Source: NIWA – National Institute of Water and Atmospheric Research
A weekly update describing soil moisture patterns across the country to show where dry to extremely dry conditions are occurring or imminent. Regions experiencing significant soil moisture deficits are deemed “hotspots”. Persistent hotspot regions have the potential to develop into drought.
Facts: Soil Moisture
A large area of high pressure overhead led to minimal rainfall nearly everywhere in the North Island during the past week, with most locations receiving less than 5 mm, and some places receiving no rainfall at all. However, parts of Opotiki District received up to 15 mm. This lack of rainfall led to moderate soil moisture decreases nearly everywhere across the North Island. The driest soils across the North Island, when compared to normal for this time of the year, are now found in western Northland. Meanwhile, the wettest soils for this time of the year are located in coastal Manawatu-Whanganui.
Hotspots are currently in place in East Cape, Hauraki District, Aupouri Peninsula, lower Northland and northern Auckland.
In the South Island, widespread rainfall amounts of 25-50 mm were observed in the West Coast, Southland, and parts of Otago. However, only meagre rainfall occurred in Canterbury, Marlborough, Nelson, and parts of Tasman, with amounts generally 5 mm or less. In fact, some locations in Canterbury received no rainfall during the past week. While soil moisture decreases occurred in the upper and eastern South Island, some minor increases were observed in the west and south. The driest soils in the South Island compared to normal for this time of the year are located in central Westland, while the wettest soils for this time of the year are found in Nelson and nearby parts of Tasman and Marlborough.
Hotspots are currently found in coastal Hurunui District, Banks Peninsula, and interior southern Canterbury.
Outlook and Soil Moisture
High pressure will continue to dominate the North Island’s weather over the next several days, leading to little if any rainfall through the upcoming weekend (19-20 December). A few scattered showers may occur during early-to-mid next week, but most locations will only receive minimal rainfall amounts of less than 10 mm.
Due to meagre rainfall expected during the next week, moderate soil moisture decreases are expected for nearly all North Island locations. This will likely result in strengthening and expansion of all current hotspots in the upper North Island and East Cape.

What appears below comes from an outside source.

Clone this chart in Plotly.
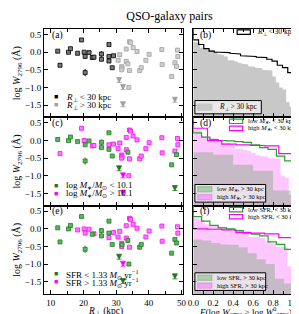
import plotly.graph_objects as go

# ---------------- data ----------------
R_kpc = [12.1, 12.8, 15.4, 16.0, 18.2, 19.4, 20.2, 20.5, 20.5, 21.7, 22.7, 23.2, 25.5, 25.5,
         27.8, 27.8, 27.8, 28.8, 29.2,
         30.6, 31.1, 31.7, 31.8, 31.7, 33.1, 33.6, 33.1, 34.1, 34.4, 35.2, 36.4, 34.1, 33.9,
         37.2, 37.7, 39.1, 40.1, 44.0, 44.1, 48.8, 48.9, 48.0, 48.5, 47.0,
         30.9, 32.1, 32.1, 48.0]
logW = [0.03, -0.37, 0.00, 0.10, -0.03, 0.35, 0.00, -0.12, -0.58, -0.01, -0.15, -0.14, -0.05, -0.20,
        0.22, -0.12, -0.25, -0.44, -0.10,
        -0.23, -0.07, -0.41, -0.45, -0.50, -0.26, -0.33, 0.09, 0.30, 0.27, 0.13, 0.02, -0.52, -1.00,
        -0.52, -0.44, -0.23, -0.06, 0.08, -0.35, 0.06, -0.12, -0.30, -0.40, -0.69,
        -0.86, -1.06, -1.55, -1.42]
logW_err = [0.03, 0.05, 0.03, 0.03, 0.03, 0.04, 0.03, 0.04, 0.10, 0.03, 0.03, 0.03, 0.08, 0.04,
            0.03, 0.03, 0.03, 0.04, 0.03,
            0.03, 0.03, 0.03, 0.03, 0.03, 0.03, 0.03, 0.03, 0.03, 0.03, 0.03, 0.03, 0.03, 0.03,
            0.03, 0.03, 0.03, 0.03, 0.03, 0.03, 0.03, 0.03, 0.03, 0.03, 0.03,
            0.0, 0.0, 0.0, 0.0]
upper_limit = [0] * 44 + [1, 1, 1, 1]
high_mass = [0, 1, 0, 0, 0, 1, 1, 0, 0, 0, 1, 1, 0, 0,
             0, 1, 0, 0, 1,
             1, 1, 1, 1, 1, 1, 0, 1, 1, 1, 1, 1, 1, 1,
             1, 1, 1, 1, 1, 1, 1, 1, 1, 0, 0,
             0, 1, 1, 0]
high_sfr = [0, 0, 0, 0, 1, 0, 1, 1, 0, 1, 0, 1, 0, 0,
            0, 0, 1, 0, 1,
            1, 1, 1, 0, 1, 1, 0, 1, 1, 1, 1, 1, 1, 0,
            0, 0, 1, 1, 1, 1, 1, 1, 0, 0, 0,
            0, 1, 0, 0]
R_SPLIT = 30.0

X_RANGE_L = [7.9, 50.6]
X_RANGE_R = [0.0, 1.1]
Y_RANGE = [-1.85, 0.66]

FONT = "Liberation Serif"
BLACK_E, BLACK_F = "#000000", "#7a7a7a"
GRAY_E, GRAY_F = "#a0a0a0", "#d0d0d0"
GREEN_E, GREEN_F = "#1f7a1f", "#5cb85c"
MAG_E, MAG_F = "#ff00ff", "#ff80ff"

fig = go.Figure()

W = 299
H = 314
ML, MR, MT, MB = 36, 1, 21, 28
PH = H - MT - MB
split_l = (177 - ML) / (W - ML - MR)
split_r = (187 - ML) / (W - ML - MR)

rows = [("", "2"), ("3", "4"), ("5", "6")]
ydoms = [[2 / 3, 1.0], [1 / 3, 2 / 3], [0.0, 1 / 3]]


def idx(cond):
    return [i for i in range(len(R_kpc)) if cond(i)]


def scatter(ax, sel, edge, face, name):
    det = [i for i in sel if not upper_limit[i]]
    lim = [i for i in sel if upper_limit[i]]
    xa, ya = "x" + ax, "y" + ax
    fig.add_trace(go.Scatter(
        x=[R_kpc[i] for i in det], y=[logW[i] for i in det],
        error_y=dict(type="data", array=[logW_err[i] for i in det], color=edge,
                     thickness=1, width=0),
        mode="markers", marker=dict(symbol="square", size=4, color=face,
                                    line=dict(color=edge, width=0.8)),
        xaxis=xa, yaxis=ya, showlegend=False, name=name))
    fig.add_trace(go.Scatter(
        x=[R_kpc[i] for i in lim], y=[logW[i] for i in lim],
        mode="markers", marker=dict(symbol="arrow-bar-down", size=5, color=edge,
                                    line=dict(color=edge, width=0.8)),
        xaxis=xa, yaxis=ya, showlegend=False, name=name + " limits"))


def cdf_path(sel):
    v = sorted([logW[i] for i in sel], reverse=True)
    n = len(v)
    xs, ys = [0.0], [Y_RANGE[1]]
    for k, w in enumerate(v):
        xs += [k / n, (k + 1) / n]
        ys += [w, w]
    xs.append(1.0)
    ys.append(Y_RANGE[0])
    return xs, ys


def cdf(ax, sel, line=None, fill=None, width=1.2):
    xs, ys = cdf_path(sel)
    xa, ya = "x" + ax, "y" + ax
    if fill is not None:
        fig.add_trace(go.Scatter(x=xs, y=ys, mode="lines", fill="tozerox",
                                 fillcolor=fill, line=dict(width=0, color=fill),
                                 xaxis=xa, yaxis=ya, showlegend=False))
    if line is not None:
        fig.add_trace(go.Scatter(x=xs, y=ys, mode="lines",
                                 line=dict(width=width, color=line),
                                 xaxis=xa, yaxis=ya, showlegend=False))


inner = lambda i: R_kpc[i] < R_SPLIT
outer = lambda i: R_kpc[i] >= R_SPLIT

# ---- panel (a)/(b) ----
scatter("", idx(outer), GRAY_E, GRAY_F, "R>30")
scatter("", idx(inner), BLACK_E, BLACK_F, "R<30")
cdf("2", idx(outer), fill="#c8c8c8")
cdf("2", idx(inner), line="#000000")

# ---- panel (c)/(d) ----
scatter("3", idx(lambda i: high_mass[i] == 1), MAG_E, MAG_F, "high M")
scatter("3", idx(lambda i: high_mass[i] == 0), GREEN_E, GREEN_F, "low M")
cdf("4", idx(lambda i: outer(i) and high_mass[i] == 1), fill="rgba(255,0,255,0.22)")
cdf("4", idx(lambda i: outer(i) and high_mass[i] == 0), fill="rgba(0,140,0,0.22)")
cdf("4", idx(lambda i: inner(i) and high_mass[i] == 0), line="#2ca02c")
cdf("4", idx(lambda i: inner(i) and high_mass[i] == 1), line="#ff00ff")

# ---- panel (e)/(f) ----
scatter("5", idx(lambda i: high_sfr[i] == 1), MAG_E, MAG_F, "high SFR")
scatter("5", idx(lambda i: high_sfr[i] == 0), GREEN_E, GREEN_F, "low SFR")
cdf("6", idx(lambda i: outer(i) and high_sfr[i] == 1), fill="rgba(255,0,255,0.22)")
cdf("6", idx(lambda i: outer(i) and high_sfr[i] == 0), fill="rgba(0,140,0,0.22)")
cdf("6", idx(lambda i: inner(i) and high_sfr[i] == 0), line="#2ca02c")
cdf("6", idx(lambda i: inner(i) and high_sfr[i] == 1), line="#ff00ff")

# ---------------- axes ----------------
axbase = dict(showline=True, linecolor="black", linewidth=1, mirror="allticks",
              ticks="inside", ticklen=4, tickcolor="black", showgrid=False, zeroline=False,
              tickfont=dict(family=FONT, size=9, color="black"))
ytitle = "log <i>W</i><sub>2796</sub> (Å)"
for r, (la, ra) in enumerate(rows):
    bottom = r == 2
    lk = "xaxis" + la
    rk = "xaxis" + ra
    fig.layout[lk] = dict(axbase, domain=[0, split_l], range=X_RANGE_L, dtick=10, tick0=10,
                          minor=dict(dtick=5, ticks="inside", ticklen=3, tickcolor="black"),
                          showticklabels=bottom, anchor="y" + la)
    fig.layout[rk] = dict(axbase, domain=[split_r, 1.0], range=X_RANGE_R, dtick=0.2, tick0=0,
                          tickformat=".1f",
                          minor=dict(dtick=0.1, ticks="inside", ticklen=3, tickcolor="black"),
                          showticklabels=bottom, anchor="y" + ra)
    fig.layout["yaxis" + la] = dict(axbase, domain=ydoms[r], range=Y_RANGE, dtick=0.5,
                                    tick0=0, tickformat=".1f", anchor="x" + la,
                                    title=dict(text=ytitle, standoff=2,
                                               font=dict(family=FONT, size=10, color="black")))
    fig.layout["yaxis" + ra] = dict(axbase, domain=ydoms[r], range=Y_RANGE, dtick=0.5,
                                    tick0=0, showticklabels=False, anchor="x" + ra)

# ---------------- legends / labels (annotations + swatches) ----------------
ann = []
shapes = []
TF = dict(family=FONT, size=9, color="black")


def text(xref, yref, x, y, s, size=9, xanchor="left"):
    ann.append(dict(xref=xref, yref=yref, x=x, y=y, text=s, showarrow=False,
                    xanchor=xanchor, yanchor="middle", font=dict(TF, size=size)))


def swatch(xref, yref, x0, x1, yc, h, line, fill):
    shapes.append(dict(type="rect", xref=xref, yref=yref, x0=x0, x1=x1, y0=yc - h / 2,
                       y1=yc + h / 2, line=dict(color=line, width=1.2), fillcolor=fill,
                       layer="above"))


# x-axis titles
TY = -(303 - (H - MB)) / PH
text("paper", "paper", (98 - ML) / (W - ML - MR), TY,
     "<i>R</i><sub>⊥</sub> (kpc)", size=9.5, xanchor="center")
text("paper", "paper", (240 - ML) / (W - ML - MR), TY,
     "<i>F</i>(log <i>W</i><sub>2796</sub> > log <i>W</i><sup>0</sup><sub>2796</sub>)",
     size=9, xanchor="center")

labels = ["(a)", "(b)", "(c)", "(d)", "(e)", "(f)"]
axes_order = ["", "2", "3", "4", "5", "6"]
for lab, a in zip(labels, axes_order):
    text("x%s domain" % a, "y%s domain" % a, 0.04, 0.93, lab, size=9.5)

left_leg = [
    ("", [(BLACK_E, "<i>R</i><sub>⊥</sub> < 30 kpc"), (GRAY_E, "<i>R</i><sub>⊥</sub> > 30 kpc")]),
    ("3", [(GREEN_E, "log <i>M</i><sub>∗</sub>/<i>M</i><sub>⊙</sub> < 10.1"),
           (MAG_E, "log <i>M</i><sub>∗</sub>/<i>M</i><sub>⊙</sub> > 10.1")]),
    ("5", [(GREEN_E, "SFR < 1.33 <i>M</i><sub>⊙</sub> yr<sup>−1</sup>"),
           (MAG_E, "SFR > 1.33 <i>M</i><sub>⊙</sub> yr<sup>−1</sup>")]),
]
for a, items in left_leg:
    for k, (c, s) in enumerate(items):
        yy = 0.225 - k * 0.09
        text("x%s domain" % a, "y%s domain" % a, 0.06,
             yy, "<span style='color:%s'>■</span>" % c, size=7)
        text("x%s domain" % a, "y%s domain" % a, 0.14, yy, s, size=9)

# (b)
swatch("x2 domain", "y2 domain", 0.40, 0.52, 0.965, 0.05, "black", "rgba(0,0,0,0)")
text("x2 domain", "y2 domain", 0.56, 0.965, "<i>R</i><sub>⊥</sub> < 30 kpc", size=7.5)
shapes.append(dict(type="rect", xref="x2 domain", yref="y2 domain", x0=0.015, x1=0.62,
                   y0=0.04, y1=0.19, line=dict(color="black", width=1),
                   fillcolor="rgba(255,255,255,0.6)", layer="above"))
swatch("x2 domain", "y2 domain", 0.04, 0.17, 0.115, 0.07, "#c8c8c8", "#c8c8c8")
text("x2 domain", "y2 domain", 0.22, 0.115, "<i>R</i><sub>⊥</sub> > 30 kpc", size=7.5)

for a, nm in [("4", "<i>M</i><sub>∗</sub>"), ("6", "SFR")]:
    xr, yr = "x%s domain" % a, "y%s domain" % a
    swatch(xr, yr, 0.33, 0.45, 0.955, 0.05, "#2ca02c", "rgba(0,0,0,0)")
    swatch(xr, yr, 0.33, 0.45, 0.875, 0.05, "#ff00ff", "rgba(0,0,0,0)")
    text(xr, yr, 0.48, 0.955, "low %s, < 30 kpc" % nm, size=6.5)
    text(xr, yr, 0.48, 0.875, "high %s, < 30 kpc" % nm, size=6.5)
    shapes.append(dict(type="rect", xref=xr, yref=yr, x0=0.015, x1=0.66,
                       y0=0.04, y1=0.24, line=dict(color="black", width=1),
                       fillcolor="rgba(255,255,255,0.6)", layer="above"))
    swatch(xr, yr, 0.04, 0.17, 0.185, 0.06, "rgba(0,140,0,0.25)", "rgba(0,140,0,0.25)")
    swatch(xr, yr, 0.04, 0.17, 0.095, 0.06, "rgba(255,0,255,0.25)", "rgba(255,0,255,0.25)")
    text(xr, yr, 0.20, 0.185, "low %s, > 30 kpc" % nm, size=6.5)
    text(xr, yr, 0.20, 0.095, "high %s, > 30 kpc" % nm, size=6.5)

fig.update_layout(
    width=W, height=H, margin=dict(l=ML, r=MR, t=MT, b=MB),
    paper_bgcolor="white", plot_bgcolor="white", showlegend=False,
    title=dict(text="QSO-galaxy pairs", x=0.54, xanchor="center", y=0.975,
               yanchor="middle", font=dict(family=FONT, size=12, color="black")),
    annotations=ann, shapes=shapes,
)

fig.write_html("out.html")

A few showers may affect the West Coast and lower South Island on Friday, but a front will bring more substantial rainfall to these same areas on Saturday. After more light showers in the South Island on Sunday, early-to-mid next week could bring more substantial rain as a couple areas of low pressure move through. Weekly rainfall totals could approach 100 mm in the West Coast, with up to 35 mm in the lower South Island. Once again, smaller rainfall totals will be likely in eastern areas, with 25 mm or less in Marlborough and Canterbury.
Due to expected rainfall, at least small soil moisture increases may be found in western and southern portions of the South Island, while eastern areas may see little change or minor soil moisture decreases. Current hotspots may only change slightly during the next week.
Hotspot Watch: a weekly advisory service for New Zealand media. It provides soil moisture and precipitation measurements around the country to help assess whether extremely dry conditions are imminent.
Soil moisture deficit: the amount of water needed to bring the soil moisture content back to field capacity, which is the maximum amount of water the soil can hold.
Soil moisture anomaly: the difference between the historical normal soil moisture deficit (or surplus) for a given time of year and actual soil moisture deficits.
Definitions: “Extremely” and “severely” dry soils are based on a combination of the current soil moisture status and the difference from normal soil moisture (see soil moisture maps).
Hotspot: A hotspot is declared if soils are “severely drier than normal” which occurs when Soil Moisture Deficit (SMD) is less than -110 mm AND the Soil Moisture Anomaly is less than -20 mm.
Pictured above: Soil Moisture Anomaly Maps, relative to this time of year. The maps show soil moisture anomaly for the past two weeks.
New Zealand Drought Index (NZDI)
As of 14 December, the New Zealand Drought Index (NZDI) map below shows that drier than normal soils are located in much of Northland, southern Auckland, parts of coastal Canterbury and Otago, and interior Otago. However, meteorological drought is not currently found in New Zealand. Please note: some hotspots in the text above may not correspond with the NZDI map. This difference exists because the NZDI uses additional dryness indices, including one which integrates the rainfall deficit over the past 60 days. Changes are therefore slower to appear in the NZDI compared to soil moisture anomaly maps that are instantaneously updated.